Palden endured his suffering and remained in prisons and labor camps for the next 33 years, where he was a victim of severe religious and class oppression. He was exposed to various forms of indoctrination and torture aimed at trying to make him change his ways and accept the Chinese communist/socialist ideology. Throughout his imprisonment, Palden resisted the Chinese repression and served as an inspiration to his fellow inmates.
Released on August 25, 1992, from Drapchi prison in Lhasa, Palden Gyatso had served more years behind bars than any other surviving Tibetan that has reached the West. Prior to his flight out of Tibet into India, at great personal risk, Palden procured instruments of torture like the ones which had been used on him in order to show the outside world. With the torture implements spread before him, his testimony brings to life the inhuman atrocities committed against prisoners in Tibet.
Since 1992 Palden has devoted his entire life to exposing the atrocities of the Chinese occupiers, especially amongst the political prisoners. He has traveled and spoken extensively to people around the world. In 1995 he gave evidence at the United Nations Commission on Human Rights in Geneva. He also testified before the United Nations and the U.S. Congress about the human rights abuses he had suffered, fulfilling his dream to tell the world about China’s torture techniques and prison conditions in Tibet. In 1996 Palden co-led a 300-mile walk from the Chinese Consulate in Washington, DC to the United Nations in New York City. Organized by the International Tibet Independence Movement, the walk began on March 10, the Tibetan National Uprising Day.

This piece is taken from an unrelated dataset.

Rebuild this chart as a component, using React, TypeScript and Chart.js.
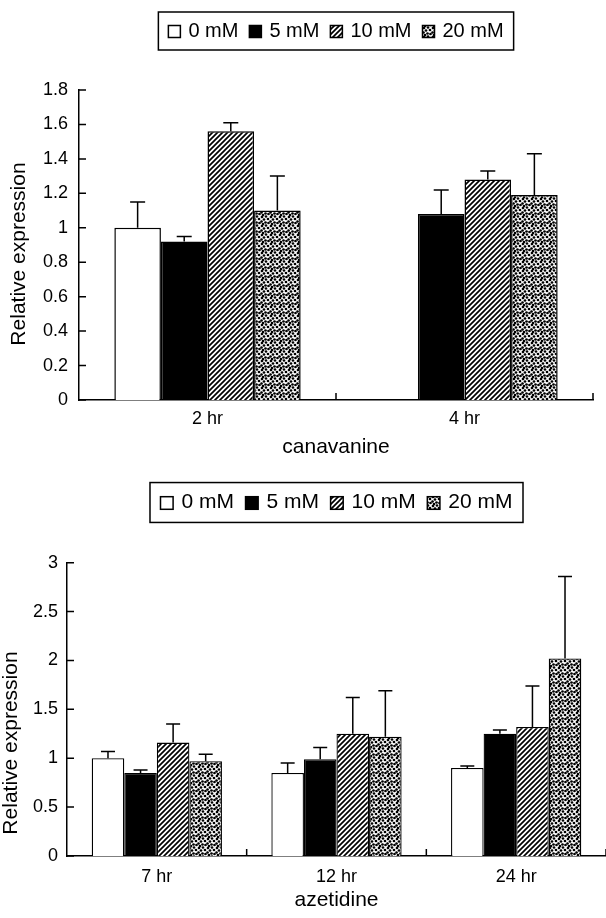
import React, { useEffect, useRef } from 'react';
import { Chart, registerables } from 'chart.js';

Chart.register(...registerables);

const FONT = '"Liberation Sans", Arial, Helvetica, sans-serif';

// ---------- data ----------
const seriesLabels = ['0 mM', '5 mM', '10 mM', '20 mM'];

const canCategories = ['2 hr', '4 hr'];
const can0 = [1.0, null];
const can0Err = [0.15, null];
const can5 = [0.92, 1.08];
const can5Err = [0.03, 0.14];
const can10 = [1.56, 1.28];
const can10Err = [0.05, 0.05];
const can20 = [1.1, 1.19];
const can20Err = [0.2, 0.24];
const canYTicks = [0, 0.2, 0.4, 0.6, 0.8, 1, 1.2, 1.4, 1.6, 1.8];
const canXTitle = 'canavanine';

const azeCategories = ['7 hr', '12 hr', '24 hr'];
const aze0 = [1.0, 0.85, 0.9];
const aze0Err = [0.07, 0.1, 0.02];
const aze5 = [0.85, 0.99, 1.25];
const aze5Err = [0.03, 0.12, 0.04];
const aze10 = [1.16, 1.25, 1.32];
const aze10Err = [0.19, 0.37, 0.42];
const aze20 = [0.97, 1.22, 2.02];
const aze20Err = [0.07, 0.47, 0.84];
const azeYTicks = [0, 0.5, 1, 1.5, 2, 2.5, 3];
const azeXTitle = 'azetidine';

const yTitleText = 'Relative expression';

// ---------- patterns ----------
function makeHatch(): CanvasPattern | string {
  const s = 5;
  const c = document.createElement('canvas');
  c.width = s; c.height = s;
  const g = c.getContext('2d');
  if (!g) return '#666';
  g.fillStyle = '#fff';
  g.fillRect(0, 0, s, s);
  g.strokeStyle = '#000';
  g.lineWidth = 1.7;
  g.beginPath();
  g.moveTo(-1, s + 1); g.lineTo(s + 1, -1);
  g.moveTo(-1, 1); g.lineTo(1, -1);
  g.moveTo(s - 1, s + 1); g.lineTo(s + 1, s - 1);
  g.stroke();
  return g.createPattern(c, 'repeat') || '#666';
}

const stippleDots = [
  [1, 1], [5, 0.5], [3, 3.5], [7, 3], [0.5, 5.5], [4.5, 6.5], [7.5, 7], [2, 8],
];

function makeStipple(): CanvasPattern | string {
  const s = 9;
  const c = document.createElement('canvas');
  c.width = s; c.height = s;
  const g = c.getContext('2d');
  if (!g) return '#888';
  g.fillStyle = '#fff';
  g.fillRect(0, 0, s, s);
  g.fillStyle = '#000';
  for (const [x, y] of stippleDots) {
    for (const dx of [-s, 0, s]) {
      for (const dy of [-s, 0, s]) {
        g.beginPath();
        g.arc(x + dx, y + dy, 1.35, 0, Math.PI * 2);
        g.fill();
      }
    }
  }
  return g.createPattern(c, 'repeat') || '#888';
}

// ---------- plugins ----------
const errorBarsPlugin = {
  id: 'errorBars',
  afterDatasetsDraw(chart: any, _args: any, opts: any) {
    const ctx = chart.ctx;
    const ys = chart.scales.y;
    ctx.save();
    ctx.strokeStyle = '#000';
    ctx.lineWidth = opts.lineWidth || 1.5;
    chart.data.datasets.forEach((ds: any, di: number) => {
      const meta = chart.getDatasetMeta(di);
      (ds.errors || []).forEach((e: number | null, i: number) => {
        const v = ds.data[i];
        if (v == null || e == null) return;
        const bar = meta.data[i];
        if (!bar) return;
        const x = bar.x;
        const y0 = ys.getPixelForValue(v);
        const y1 = ys.getPixelForValue(v + e);
        const hw = (opts.cap || 14) / 2;
        ctx.beginPath();
        ctx.moveTo(x, y0);
        ctx.lineTo(x, y1);
        ctx.moveTo(x - hw, y1);
        ctx.lineTo(x + hw, y1);
        ctx.stroke();
      });
    });
    ctx.restore();
  },
};

const innerTicksPlugin = {
  id: 'innerTicks',
  afterDraw(chart: any, _args: any, opts: any) {
    const ctx = chart.ctx;
    const { left, bottom } = chart.chartArea;
    const len = opts.length || 7;
    const xs = chart.scales.x;
    const ys = chart.scales.y;
    ctx.save();
    ctx.strokeStyle = '#000';
    ctx.lineWidth = 1.5;
    ctx.beginPath();
    ys.ticks.forEach((t: any) => {
      const py = ys.getPixelForValue(t.value);
      ctx.moveTo(left, py);
      ctx.lineTo(left + len, py);
    });
    const n = chart.data.labels.length;
    for (let i = 1; i <= n; i++) {
      const px = xs.getPixelForValue(i - 0.5);
      ctx.moveTo(px, bottom);
      ctx.lineTo(px, bottom - len);
    }
    ctx.stroke();
    ctx.restore();
  },
};

const boxLegendPlugin = {
  id: 'boxLegend',
  afterDraw(chart: any, _args: any, opts: any) {
    const ctx = chart.ctx;
    const size = opts.size || 20;
    const s = size / 20;
    const sq = 12 * s, gapT = 8 * s, itemGap = 11 * s, pad = 10 * s, h = 38 * s;
    const cx = (chart.chartArea.left + chart.chartArea.right) / 2;
    const cy = opts.cy;
    ctx.save();
    ctx.font = `${size}px ${FONT}`;
    const ds = chart.data.datasets;
    const widths = ds.map((d: any) => ctx.measureText(d.label).width);
    let total = 2 * pad + itemGap * (ds.length - 1);
    widths.forEach((w: number) => { total += sq + gapT + w; });
    const left = cx - total / 2;
    ctx.strokeStyle = '#000';
    ctx.lineWidth = 1.5;
    ctx.strokeRect(left, cy - h / 2, total, h);
    let x = left + pad;
    ds.forEach((d: any, i: number) => {
      ctx.fillStyle = d.backgroundColor;
      ctx.fillRect(x, cy - sq / 2 + 0.5, sq, sq);
      ctx.lineWidth = 1.5;
      ctx.strokeRect(x, cy - sq / 2 + 0.5, sq, sq);
      ctx.fillStyle = '#000';
      ctx.textBaseline = 'middle';
      ctx.textAlign = 'left';
      ctx.fillText(d.label, x + sq + gapT, cy);
      x += sq + gapT + widths[i] + itemGap;
    });
    ctx.restore();
  },
};

const yTitlePlugin = {
  id: 'yTitle',
  afterDraw(chart: any, _args: any, opts: any) {
    const ctx = chart.ctx;
    ctx.save();
    ctx.translate(opts.x, opts.y);
    ctx.rotate(-Math.PI / 2);
    ctx.font = `${opts.size || 21}px ${FONT}`;
    ctx.fillStyle = '#000';
    ctx.textAlign = 'center';
    ctx.textBaseline = 'middle';
    ctx.fillText(opts.text, 0, 0);
    ctx.restore();
  },
};

function buildDatasets(values: any[][], errors: any[][], fills: any[], bw: number) {
  return values.map((vals, i) => ({
    label: seriesLabels[i],
    data: vals,
    errors: errors[i],
    backgroundColor: fills[i],
    borderColor: '#000',
    borderWidth: bw,
    categoryPercentage: 0.725,
    barPercentage: 1.0,
  }));
}

function makeConfig(p: {
  labels: string[]; values: any[][]; errors: any[][]; fills: any[];
  yTicks: number[]; xTitle: string; padTop: number; padRight: number;
  yWidth: number; xHeight: number; xTickPad: number; yTickPad: number;
  xTitlePad: number; legendCy: number; legendSize: number;
  yTitleX: number; yTitleY: number; cap: number; bw: number;
}) {
  const yMax = p.yTicks[p.yTicks.length - 1];
  return {
    type: 'bar' as const,
    data: {
      labels: p.labels,
      datasets: buildDatasets(p.values, p.errors, p.fills, p.bw),
    },
    options: {
      responsive: false,
      animation: false as const,
      layout: { padding: { top: p.padTop, right: p.padRight, left: 0, bottom: 0 } },
      plugins: {
        legend: { display: false },
        tooltip: { enabled: false },
        errorBars: { cap: p.cap, lineWidth: 1.5 },
        innerTicks: { length: 7 },
        boxLegend: { cy: p.legendCy, size: p.legendSize },
        yTitle: { text: yTitleText, x: p.yTitleX, y: p.yTitleY, size: 21 },
      },
      scales: {
        x: {
          grid: { display: false, drawTicks: false },
          border: { display: true, color: '#000', width: 1.5 },
          ticks: { color: '#000', font: { family: FONT, size: 18 }, padding: p.xTickPad },
          title: {
            display: true, text: p.xTitle, color: '#000',
            font: { family: FONT, size: 21, lineHeight: 1 },
            padding: { top: 0, bottom: p.xTitlePad },
          },
          afterFit: (s: any) => { s.height = p.xHeight; },
        },
        y: {
          min: 0,
          max: yMax,
          grid: { display: false, drawTicks: false },
          border: { display: true, color: '#000', width: 1.5 },
          ticks: {
            color: '#000',
            font: { family: FONT, size: 18 },
            padding: p.yTickPad,
            callback: (v: any) => String(Math.round(Number(v) * 100) / 100),
          },
          afterBuildTicks: (s: any) => { s.ticks = p.yTicks.map((v) => ({ value: v })); },
          afterFit: (s: any) => { s.width = p.yWidth; },
        },
      },
    },
    plugins: [errorBarsPlugin, innerTicksPlugin, boxLegendPlugin, yTitlePlugin],
  };
}

export default function App() {
  const topRef = useRef<HTMLCanvasElement>(null);
  const botRef = useRef<HTMLCanvasElement>(null);

  useEffect(() => {
    if (!topRef.current || !botRef.current) return;
    const hatch = makeHatch();
    const stipple = makeStipple();
    const fills = ['#ffffff', '#000000', hatch, stipple];

    const top = new Chart(topRef.current, makeConfig({
      labels: canCategories,
      values: [can0, can5, can10, can20],
      errors: [can0Err, can5Err, can10Err, can20Err],
      fills,
      yTicks: canYTicks,
      xTitle: canXTitle,
      padTop: 90, padRight: 13, yWidth: 79, xHeight: 60,
      xTickPad: 8, yTickPad: 11, xTitlePad: 2,
      legendCy: 31, legendSize: 20,
      yTitleX: 19.7, yTitleY: 254, cap: 15, bw: 1.5,
    }) as any);

    const bot = new Chart(botRef.current, makeConfig({
      labels: azeCategories,
      values: [aze0, aze5, aze10, aze20],
      errors: [aze0Err, aze5Err, aze10Err, aze20Err],
      fills,
      yTicks: azeYTicks,
      xTitle: azeXTitle,
      padTop: 102.7, padRight: 0, yWidth: 67, xHeight: 62,
      xTickPad: 10, yTickPad: 9, xTitlePad: 7,
      legendCy: 42.5, legendSize: 21,
      yTitleX: 11, yTitleY: 283, cap: 14, bw: 1.3,
    }) as any);

    return () => { top.destroy(); bot.destroy(); };
  }, []);

  return (
    <div style={{ position: 'absolute', left: 0, top: 0, width: 606, height: 918, background: '#fff' }}>
      <canvas ref={topRef} width={606} height={460} style={{ display: 'block', width: 606, height: 460 }} />
      <canvas ref={botRef} width={606} height={458} style={{ display: 'block', width: 606, height: 458 }} />
    </div>
  );
}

In 1997 Palden’s story, The Autobiography of a Tibetan Monk, was translated by Tsering Shakya and published by Grove Press. In his testimony, Palden describes China’s penal system in Tibet and the ruthless tortures he and his co-jailers experienced. He says, “A prison official poked me with an electric cattle prod and poured boiling water over me because he said he did not like my attitude. No medical treatment was given after that.” Palden’s story, like many of his fellow Tibetans, shows the strength of the human spirit in the face of tremendous suffering.